What the exercise asks: Everything from the first line of the data below through the line that contains "0.49, 0.31, 0.15, 0.09, 0.06, 0.03, 0.03]" should be written out exactly, please, and nothing more; the pictures stay out.

Provided data:

————————

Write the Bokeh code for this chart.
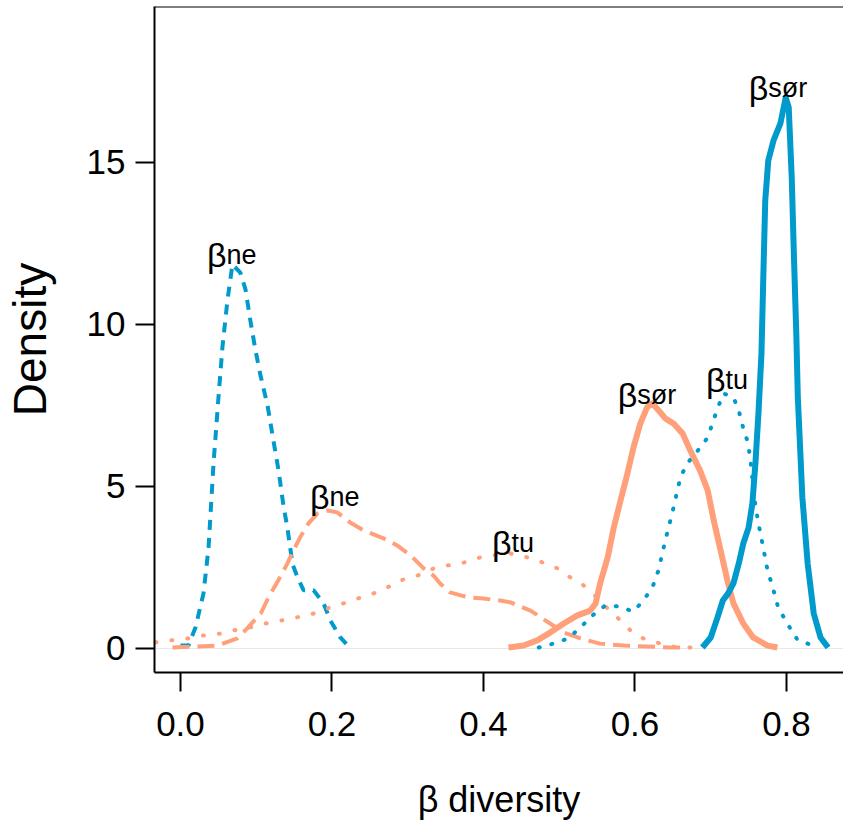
from bokeh.plotting import figure
from bokeh.models import Span, FixedTicker, Range1d, ColumnDataSource
from bokeh.embed import file_html
from bokeh.resources import INLINE
from bokeh.core.properties import value

BLUE = "#009ACD"
SALMON = "#FFA07A"
FONT = "Liberation Sans"

# ---- data (beta diversity densities) ----
blue_ne_x = [0.0, 0.0106, 0.0198, 0.0304, 0.037, 0.0436, 0.050, 0.0554, 0.062, 0.0686,
             0.079, 0.0858, 0.0924, 0.099, 0.1056, 0.1149, 0.1228, 0.1294, 0.136, 0.1413,
             0.1479, 0.1545, 0.1624, 0.1756, 0.1888, 0.198, 0.211, 0.2205]
blue_ne_y = [0.09, 0.1, 0.65, 1.7, 3.1, 5.7, 7.7, 9.3, 10.74, 11.85,
             11.6, 11.08, 10.1, 9.2, 8.43, 7.5, 6.4, 5.5, 4.4, 3.7,
             2.6, 2.2, 1.8, 1.8, 1.4, 0.86, 0.34, 0.1]

salmon_ne_x = [-0.0106, 0.049, 0.075, 0.088, 0.106, 0.116, 0.129, 0.141, 0.149, 0.158,
               0.169, 0.181, 0.194, 0.207, 0.224, 0.242, 0.268, 0.286, 0.304, 0.321,
               0.334, 0.343, 0.356, 0.370, 0.383, 0.400, 0.422, 0.436, 0.462, 0.488,
               0.506, 0.528, 0.554, 0.585, 0.616, 0.647, 0.669]
salmon_ne_y = [0.03, 0.09, 0.31, 0.62, 1.08, 1.57, 2.1, 2.62, 3.02, 3.43,
               3.86, 4.17, 4.26, 4.2, 3.89, 3.64, 3.4, 3.18, 2.87, 2.47,
               2.25, 2.0, 1.73, 1.64, 1.57, 1.54, 1.48, 1.42, 1.17, 0.77,
               0.49, 0.31, 0.15, 0.09, 0.06, 0.03, 0.03]

salmon_tu_x = [-0.033, -0.013, 0.009, 0.030, 0.053, 0.070, 0.092, 0.112, 0.132, 0.154,
               0.176, 0.198, 0.215, 0.234, 0.255, 0.273, 0.290, 0.313, 0.334, 0.352,
               0.374, 0.396, 0.413, 0.436, 0.458, 0.479, 0.498, 0.515, 0.532, 0.550,
               0.564, 0.581, 0.594, 0.611, 0.634, 0.656, 0.677]
salmon_tu_y = [0.19, 0.25, 0.31, 0.40, 0.46, 0.56, 0.65, 0.77, 0.86, 0.96,
               1.08, 1.27, 1.39, 1.54, 1.70, 1.88, 2.10, 2.25, 2.47, 2.56,
               2.65, 2.81, 2.87, 2.93, 2.81, 2.65, 2.47, 2.19, 1.95, 1.57,
               1.23, 0.86, 0.56, 0.31, 0.15, 0.03, 0.03]

salmon_sor_x = [0.433, 0.453, 0.471, 0.488, 0.506, 0.524, 0.541, 0.548, 0.554, 0.564,
                0.572, 0.581, 0.590, 0.598, 0.607, 0.616, 0.623, 0.631, 0.640, 0.651,
                0.663, 0.673, 0.686, 0.696, 0.704, 0.713, 0.722, 0.730, 0.743, 0.756,
                0.775, 0.788]
salmon_sor_y = [0.03, 0.09, 0.25, 0.49, 0.77, 1.02, 1.17, 1.39, 2.01, 2.81,
                3.73, 4.57, 5.40, 6.20, 6.94, 7.44, 7.56, 7.35, 7.10, 6.94,
                6.63, 6.11, 5.49, 4.88, 3.95, 3.03, 2.10, 1.39, 0.77, 0.34,
                0.09, 0.03]

blue_tu_x = [0.473, 0.492, 0.512, 0.528, 0.544, 0.561, 0.578, 0.598, 0.611, 0.623,
             0.631, 0.640, 0.650, 0.656, 0.660, 0.669, 0.683, 0.696, 0.709, 0.717,
             0.730, 0.737, 0.743, 0.749, 0.752, 0.759, 0.763, 0.770, 0.775, 0.782,
             0.789, 0.801, 0.815, 0.836]
blue_tu_y = [0.03, 0.15, 0.31, 0.65, 1.02, 1.33, 1.30, 1.14, 1.48, 1.88,
             2.41, 3.33, 4.26, 4.88, 5.28, 5.71, 6.11, 6.51, 7.41, 7.87,
             7.75, 7.35, 6.79, 6.36, 5.90, 4.41, 3.86, 3.03, 2.41, 1.88,
             1.27, 0.77, 0.25, 0.09]

blue_sor_x = [0.689, 0.700, 0.709, 0.716, 0.723, 0.730, 0.737, 0.743, 0.750, 0.755,
              0.759, 0.763, 0.767, 0.770, 0.772, 0.776, 0.783, 0.792, 0.799, 0.803,
              0.807, 0.810, 0.813, 0.815, 0.821, 0.828, 0.836, 0.845, 0.855]
blue_sor_y = [0.03, 0.34, 0.96, 1.48, 1.70, 2.01, 2.62, 3.24, 3.73, 4.47,
              5.71, 7.25, 9.1, 12.0, 13.83, 15.06, 15.68, 16.2, 17.0, 16.7,
              14.5, 12.0, 9.7, 7.75, 4.66, 2.62, 1.08, 0.34, 0.03]

# curve labels: beta + subscript text
label_x = [0.0607, 0.1967, 0.437, 0.603, 0.7195, 0.776]
label_y = [12.13, 4.66, 3.27, 7.81, 8.27, 17.31]
label_sub = ["ne", "ne", "tu", "sør", "tu", "sør"]

x_ticks = [0.0, 0.2, 0.4, 0.6, 0.8]
y_ticks = [0, 5, 10, 15]
x_title = "β diversity"
y_title = "Density"

Y_TOP = 19.81
p = figure(width=843, height=834, output_backend="svg", toolbar_location=None,
           x_range=Range1d(-0.0343, 0.8753), y_range=Range1d(-0.741, Y_TOP),
           min_border_left=154, min_border_right=0, min_border_top=6,
           min_border_bottom=162)
p.outline_line_color = None
p.xgrid.visible = False
p.ygrid.visible = False
p.background_fill_color = "white"
p.border_fill_color = "white"

zero = Span(location=0, dimension="width", line_color="#e8e8e8", line_width=1,
            level="underlay")
p.add_layout(zero)
top = Span(location=Y_TOP, dimension="width", line_color="black", line_width=2)
p.add_layout(top)

p.line(blue_ne_x, blue_ne_y, line_color=BLUE, line_width=4, line_dash="10 8")
p.line(salmon_ne_x, salmon_ne_y, line_color=SALMON, line_width=4, line_dash="17 8")
p.line(salmon_tu_x, salmon_tu_y, line_color=SALMON, line_width=4, line_dash="1 15",
       line_cap="round")
p.line(blue_tu_x, blue_tu_y, line_color=BLUE, line_width=4, line_dash="1 12",
       line_cap="round")
p.line(salmon_sor_x, salmon_sor_y, line_color=SALMON, line_width=6, line_join="round")
p.line(blue_sor_x, blue_sor_y, line_color=BLUE, line_width=6, line_join="round")

src = ColumnDataSource(dict(x=label_x, y=label_y, sub=label_sub,
                            beta=["β"] * len(label_x)))
p.text(x="x", y="y", text="beta", source=src, text_align="right",
       text_baseline="alphabetic", text_font=value(FONT), text_font_size="34px",
       text_color="black")
p.text(x="x", y="y", text="sub", source=src, text_align="left",
       text_baseline="alphabetic", text_font=value(FONT), text_font_size="27px",
       text_color="black")

for ax in (p.xaxis[0], p.yaxis[0]):
    ax.axis_line_width = 2
    ax.axis_line_color = "black"
    ax.major_tick_line_width = 2
    ax.major_tick_line_color = "black"
    ax.major_tick_in = 0
    ax.major_tick_out = 19
    ax.minor_tick_line_color = None
    ax.major_label_text_font = FONT
    ax.major_label_text_font_size = "35px"
    ax.major_label_text_color = "black"
    ax.axis_label_text_font = FONT
    ax.axis_label_text_font_style = "normal"
    ax.axis_label_text_color = "black"

p.xaxis.ticker = FixedTicker(ticks=x_ticks)
p.xaxis.major_label_overrides = {t: f"{t:.1f}" for t in x_ticks}
p.yaxis.ticker = FixedTicker(ticks=y_ticks)
p.yaxis.major_label_overrides = {t: str(t) for t in y_ticks}
p.xaxis.major_label_standoff = 20
p.yaxis.major_label_standoff = 10
p.xaxis.axis_label = x_title
p.xaxis.axis_label_text_font_size = "36px"
p.xaxis.axis_label_standoff = 40
p.yaxis.axis_label = y_title
p.yaxis.axis_label_text_font_size = "46px"
p.yaxis.axis_label_standoff = 28

open("out.html", "w").write(file_html(p, INLINE))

————————

Completed task:
Write the Bokeh code for this chart.
from bokeh.plotting import figure
from bokeh.models import Span, FixedTicker, Range1d, ColumnDataSource
from bokeh.embed import file_html
from bokeh.resources import INLINE
from bokeh.core.properties import value

BLUE = "#009ACD"
SALMON = "#FFA07A"
FONT = "Liberation Sans"

# ---- data (beta diversity densities) ----
blue_ne_x = [0.0, 0.0106, 0.0198, 0.0304, 0.037, 0.0436, 0.050, 0.0554, 0.062, 0.0686,
             0.079, 0.0858, 0.0924, 0.099, 0.1056, 0.1149, 0.1228, 0.1294, 0.136, 0.1413,
             0.1479, 0.1545, 0.1624, 0.1756, 0.1888, 0.198, 0.211, 0.2205]
blue_ne_y = [0.09, 0.1, 0.65, 1.7, 3.1, 5.7, 7.7, 9.3, 10.74, 11.85,
             11.6, 11.08, 10.1, 9.2, 8.43, 7.5, 6.4, 5.5, 4.4, 3.7,
             2.6, 2.2, 1.8, 1.8, 1.4, 0.86, 0.34, 0.1]

salmon_ne_x = [-0.0106, 0.049, 0.075, 0.088, 0.106, 0.116, 0.129, 0.141, 0.149, 0.158,
               0.169, 0.181, 0.194, 0.207, 0.224, 0.242, 0.268, 0.286, 0.304, 0.321,
               0.334, 0.343, 0.356, 0.370, 0.383, 0.400, 0.422, 0.436, 0.462, 0.488,
               0.506, 0.528, 0.554, 0.585, 0.616, 0.647, 0.669]
salmon_ne_y = [0.03, 0.09, 0.31, 0.62, 1.08, 1.57, 2.1, 2.62, 3.02, 3.43,
               3.86, 4.17, 4.26, 4.2, 3.89, 3.64, 3.4, 3.18, 2.87, 2.47,
               2.25, 2.0, 1.73, 1.64, 1.57, 1.54, 1.48, 1.42, 1.17, 0.77,
               0.49, 0.31, 0.15, 0.09, 0.06, 0.03, 0.03]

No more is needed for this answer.